══ DATASET SECTION ══
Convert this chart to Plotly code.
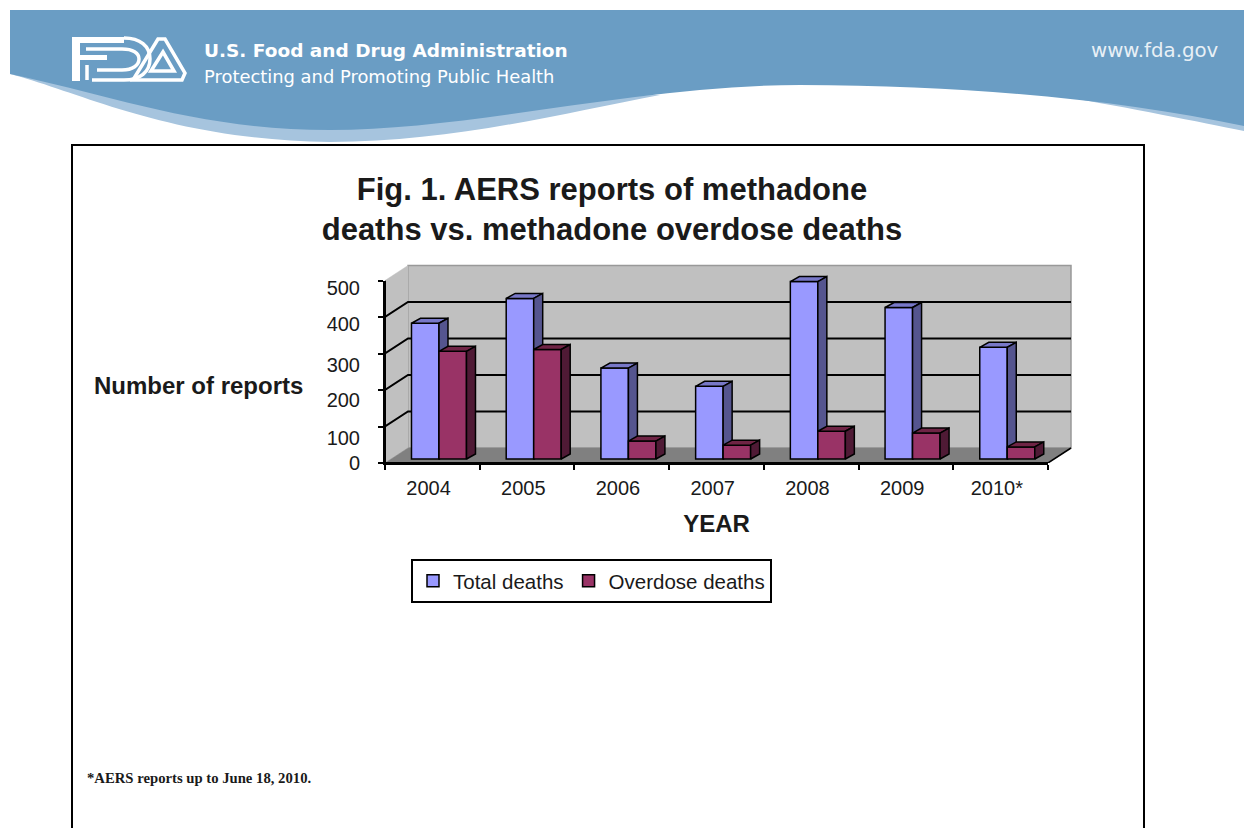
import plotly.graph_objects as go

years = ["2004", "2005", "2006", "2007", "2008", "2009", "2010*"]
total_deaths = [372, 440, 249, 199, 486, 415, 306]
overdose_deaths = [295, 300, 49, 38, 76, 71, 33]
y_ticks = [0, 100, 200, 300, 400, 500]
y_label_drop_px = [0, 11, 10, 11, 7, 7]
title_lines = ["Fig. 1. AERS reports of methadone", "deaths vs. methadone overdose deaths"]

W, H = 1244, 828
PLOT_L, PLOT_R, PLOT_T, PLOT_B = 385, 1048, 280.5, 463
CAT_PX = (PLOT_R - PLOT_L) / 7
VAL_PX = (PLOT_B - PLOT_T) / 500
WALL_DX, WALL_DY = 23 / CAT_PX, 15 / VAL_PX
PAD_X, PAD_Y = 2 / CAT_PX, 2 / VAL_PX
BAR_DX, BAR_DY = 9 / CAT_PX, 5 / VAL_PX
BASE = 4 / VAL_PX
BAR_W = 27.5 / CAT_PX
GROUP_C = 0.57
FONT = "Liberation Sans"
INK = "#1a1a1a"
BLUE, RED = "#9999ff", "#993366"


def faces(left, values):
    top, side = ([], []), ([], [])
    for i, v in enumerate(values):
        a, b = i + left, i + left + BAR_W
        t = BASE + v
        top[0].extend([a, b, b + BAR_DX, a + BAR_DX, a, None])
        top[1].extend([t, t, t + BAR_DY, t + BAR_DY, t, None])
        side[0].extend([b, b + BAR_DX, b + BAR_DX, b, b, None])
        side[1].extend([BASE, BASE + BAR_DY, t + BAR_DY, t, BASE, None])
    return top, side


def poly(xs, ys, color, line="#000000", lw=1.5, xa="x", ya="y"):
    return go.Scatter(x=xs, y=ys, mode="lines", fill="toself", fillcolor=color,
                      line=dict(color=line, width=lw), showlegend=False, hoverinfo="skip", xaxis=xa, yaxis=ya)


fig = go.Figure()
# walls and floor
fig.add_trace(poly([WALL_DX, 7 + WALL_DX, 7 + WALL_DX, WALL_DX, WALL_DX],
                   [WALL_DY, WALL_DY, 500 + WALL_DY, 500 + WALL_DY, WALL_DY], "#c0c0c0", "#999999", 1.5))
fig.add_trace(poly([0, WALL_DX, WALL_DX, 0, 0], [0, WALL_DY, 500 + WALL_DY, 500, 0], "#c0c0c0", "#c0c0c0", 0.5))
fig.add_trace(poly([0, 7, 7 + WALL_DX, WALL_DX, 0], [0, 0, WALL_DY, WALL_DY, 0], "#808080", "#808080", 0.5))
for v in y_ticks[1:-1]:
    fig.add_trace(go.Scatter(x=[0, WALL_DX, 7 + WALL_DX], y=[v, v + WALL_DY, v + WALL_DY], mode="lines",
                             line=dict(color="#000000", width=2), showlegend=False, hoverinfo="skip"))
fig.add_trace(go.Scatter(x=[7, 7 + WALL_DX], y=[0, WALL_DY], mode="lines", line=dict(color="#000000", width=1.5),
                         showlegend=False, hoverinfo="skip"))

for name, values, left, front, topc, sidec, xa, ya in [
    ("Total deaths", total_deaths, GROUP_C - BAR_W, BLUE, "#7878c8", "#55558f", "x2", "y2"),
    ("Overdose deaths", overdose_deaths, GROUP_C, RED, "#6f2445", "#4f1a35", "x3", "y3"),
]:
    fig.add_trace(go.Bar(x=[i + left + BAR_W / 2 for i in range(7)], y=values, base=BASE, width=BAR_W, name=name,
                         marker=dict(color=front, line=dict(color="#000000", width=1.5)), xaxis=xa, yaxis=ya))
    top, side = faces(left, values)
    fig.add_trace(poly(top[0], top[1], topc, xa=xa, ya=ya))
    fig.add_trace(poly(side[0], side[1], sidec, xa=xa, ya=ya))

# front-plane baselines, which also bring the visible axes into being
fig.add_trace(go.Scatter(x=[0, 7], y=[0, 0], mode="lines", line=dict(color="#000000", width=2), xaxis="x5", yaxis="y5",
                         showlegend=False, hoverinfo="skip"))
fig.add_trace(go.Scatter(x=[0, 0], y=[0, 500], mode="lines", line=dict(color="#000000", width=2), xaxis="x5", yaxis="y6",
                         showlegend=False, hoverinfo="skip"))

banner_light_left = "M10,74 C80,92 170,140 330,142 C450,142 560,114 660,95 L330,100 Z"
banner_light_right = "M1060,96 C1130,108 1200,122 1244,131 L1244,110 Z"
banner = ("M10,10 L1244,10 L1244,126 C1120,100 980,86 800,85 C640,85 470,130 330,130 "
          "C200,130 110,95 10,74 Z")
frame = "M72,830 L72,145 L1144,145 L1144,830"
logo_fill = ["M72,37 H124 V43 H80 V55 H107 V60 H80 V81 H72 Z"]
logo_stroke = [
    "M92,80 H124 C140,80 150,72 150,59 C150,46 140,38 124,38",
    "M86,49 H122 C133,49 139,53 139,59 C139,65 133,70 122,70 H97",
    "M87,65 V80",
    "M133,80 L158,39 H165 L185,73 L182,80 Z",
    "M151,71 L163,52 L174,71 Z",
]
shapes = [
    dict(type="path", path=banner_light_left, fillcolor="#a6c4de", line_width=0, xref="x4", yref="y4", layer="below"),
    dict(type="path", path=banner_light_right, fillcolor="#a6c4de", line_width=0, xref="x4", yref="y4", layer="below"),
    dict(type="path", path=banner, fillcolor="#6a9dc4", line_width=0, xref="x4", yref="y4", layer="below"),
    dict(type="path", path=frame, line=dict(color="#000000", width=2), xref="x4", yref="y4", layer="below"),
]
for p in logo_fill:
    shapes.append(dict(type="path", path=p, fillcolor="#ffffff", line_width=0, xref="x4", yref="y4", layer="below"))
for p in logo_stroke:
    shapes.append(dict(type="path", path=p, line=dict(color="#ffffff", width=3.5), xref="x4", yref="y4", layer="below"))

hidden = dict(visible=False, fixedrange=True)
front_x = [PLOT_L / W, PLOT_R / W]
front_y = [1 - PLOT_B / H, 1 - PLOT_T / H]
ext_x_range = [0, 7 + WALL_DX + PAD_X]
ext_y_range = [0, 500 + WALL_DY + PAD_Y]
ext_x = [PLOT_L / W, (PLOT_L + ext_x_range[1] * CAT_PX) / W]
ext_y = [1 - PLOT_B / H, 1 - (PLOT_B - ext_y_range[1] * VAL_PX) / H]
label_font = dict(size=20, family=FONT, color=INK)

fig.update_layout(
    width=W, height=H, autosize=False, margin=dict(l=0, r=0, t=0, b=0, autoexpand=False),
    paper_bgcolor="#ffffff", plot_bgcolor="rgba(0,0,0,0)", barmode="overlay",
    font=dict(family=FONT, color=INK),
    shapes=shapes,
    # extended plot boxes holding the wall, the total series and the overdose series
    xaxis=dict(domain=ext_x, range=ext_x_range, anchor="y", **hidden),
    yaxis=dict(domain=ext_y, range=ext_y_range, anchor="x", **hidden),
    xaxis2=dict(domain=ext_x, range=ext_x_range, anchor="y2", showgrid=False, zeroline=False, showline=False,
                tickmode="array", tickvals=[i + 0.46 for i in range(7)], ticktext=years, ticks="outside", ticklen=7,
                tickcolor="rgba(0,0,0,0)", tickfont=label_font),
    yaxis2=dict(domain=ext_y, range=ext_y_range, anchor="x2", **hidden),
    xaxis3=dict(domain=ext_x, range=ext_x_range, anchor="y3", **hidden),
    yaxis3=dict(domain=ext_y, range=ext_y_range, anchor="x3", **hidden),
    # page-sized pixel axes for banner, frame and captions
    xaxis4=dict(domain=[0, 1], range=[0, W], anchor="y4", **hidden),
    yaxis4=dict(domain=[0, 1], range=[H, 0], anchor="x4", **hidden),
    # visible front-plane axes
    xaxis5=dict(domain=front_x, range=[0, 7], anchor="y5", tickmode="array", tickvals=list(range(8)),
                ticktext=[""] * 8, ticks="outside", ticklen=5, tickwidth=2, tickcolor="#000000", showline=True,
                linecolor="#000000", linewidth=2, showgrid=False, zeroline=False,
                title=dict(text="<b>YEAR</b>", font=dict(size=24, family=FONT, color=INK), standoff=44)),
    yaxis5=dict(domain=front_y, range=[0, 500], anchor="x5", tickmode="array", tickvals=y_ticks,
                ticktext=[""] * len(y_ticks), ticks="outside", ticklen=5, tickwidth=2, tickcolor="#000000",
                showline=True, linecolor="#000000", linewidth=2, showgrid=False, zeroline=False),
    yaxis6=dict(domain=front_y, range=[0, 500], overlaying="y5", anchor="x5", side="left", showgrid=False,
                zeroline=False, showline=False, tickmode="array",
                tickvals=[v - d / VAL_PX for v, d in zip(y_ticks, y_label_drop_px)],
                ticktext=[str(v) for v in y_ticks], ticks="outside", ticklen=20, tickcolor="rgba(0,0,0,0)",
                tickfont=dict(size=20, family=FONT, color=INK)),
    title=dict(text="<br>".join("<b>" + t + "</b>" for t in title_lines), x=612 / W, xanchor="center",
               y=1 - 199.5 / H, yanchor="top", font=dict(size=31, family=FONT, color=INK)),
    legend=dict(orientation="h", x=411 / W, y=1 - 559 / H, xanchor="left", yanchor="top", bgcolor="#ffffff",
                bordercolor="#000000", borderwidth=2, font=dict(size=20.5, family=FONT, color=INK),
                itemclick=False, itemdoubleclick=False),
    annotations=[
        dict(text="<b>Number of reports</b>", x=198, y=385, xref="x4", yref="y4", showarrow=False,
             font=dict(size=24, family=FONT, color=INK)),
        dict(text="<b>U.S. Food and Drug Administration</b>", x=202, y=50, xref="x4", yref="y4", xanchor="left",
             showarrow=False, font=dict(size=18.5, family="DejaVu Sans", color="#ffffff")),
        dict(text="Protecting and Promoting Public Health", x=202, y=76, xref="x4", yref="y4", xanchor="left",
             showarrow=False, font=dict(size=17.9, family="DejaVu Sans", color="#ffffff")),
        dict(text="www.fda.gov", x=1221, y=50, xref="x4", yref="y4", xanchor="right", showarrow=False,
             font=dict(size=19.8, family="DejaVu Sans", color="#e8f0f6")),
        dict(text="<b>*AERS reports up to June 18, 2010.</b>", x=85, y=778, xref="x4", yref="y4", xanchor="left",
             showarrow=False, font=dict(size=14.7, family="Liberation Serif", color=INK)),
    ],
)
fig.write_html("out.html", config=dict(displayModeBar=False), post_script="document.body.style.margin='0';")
═══
** GOAL **
Go from the first line of the data above to the line containing "1. AERS reports" and retype exactly those lines, both included, but none of the pictures.

** WRITTEN ANSWER **
Convert this chart to Plotly code.
import plotly.graph_objects as go

years = ["2004", "2005", "2006", "2007", "2008", "2009", "2010*"]
total_deaths = [372, 440, 249, 199, 486, 415, 306]
overdose_deaths = [295, 300, 49, 38, 76, 71, 33]
y_ticks = [0, 100, 200, 300, 400, 500]
y_label_drop_px = [0, 11, 10, 11, 7, 7]
title_lines = ["Fig. 1. AERS reports of methadone", "deaths vs. methadone overdose deaths"]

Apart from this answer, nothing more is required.